GQ Does DC
Carlyle Group co-founder David Rubenstein may live in his suits because he is always on the road, raising billions for his private equity firm to invest. But he's hardly the natty, buttoned-down fashion type that would fit into Gentleman's Quarterly. Except there he is smack in the middle of GQ's list this month of "The 50 Most Powerful People in D.C.," right behind Fed chairman Ben Bernanke.
"Rubenstein's buddy-buddy with the Bushes, Jim Baker and Jimmy Carter," says GQ in its current issue.
The GQ list is populated mostly with politicians, lobbyists, lawyers, big thinkers and members of the media, including a few Posties. With upwards of $70 billion of its own and investors' money under management, Carlyle is one of the biggest financial players in Washington, the U.S. and probably the world. That alone makes Rubenstein a wheel.
The Carlyle managing director has been getting a lot of press attention, lately. A couple of weeks ago, the off-beat native of Baltimore talked in BusinessWeek about his nonstop travel and his belief that he doesn't stay put long enough for germs to attack him. He also noted that he can get cell phone reception atop Machu Picchu, which are the ruins of an ancient city in Peru.
Carlyle spokesman Chris Ullman had this to say: "We were excited at first because we thought it was CQ, [Congressional Quarterly] calling. Then we heard it was GQ. Not what a typical Washingtonian would expect."

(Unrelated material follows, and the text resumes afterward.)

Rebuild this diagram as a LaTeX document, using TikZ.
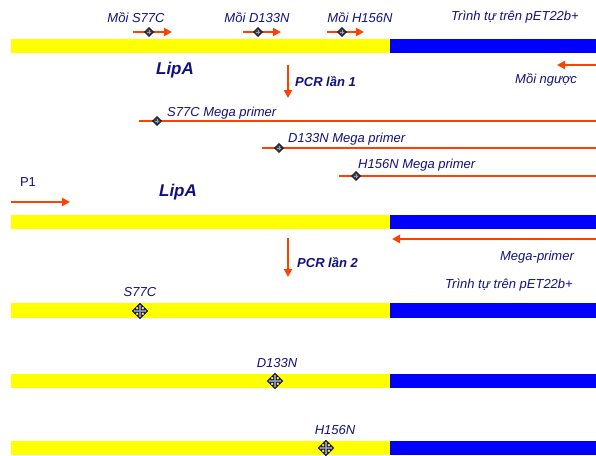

Also listed among GQ's power elite are Washington Redskins owner Dan Snyder, Atlantic Media Co. owner David Bradley, Perseus vice chairman James Johnson and Tommy Jacomo, executive director at The Palm and the man who determines who sits where at the powerhouse steakhouse on 19th Street NW. Jacomo was dishing on some of his best customers in the magazine. Bottom line: Grover Norquist takes his watch off and sets it on the table while he eats. NBC journalist Tim Russert is a steak man!
The Palm is closed for renovation and reopens next month.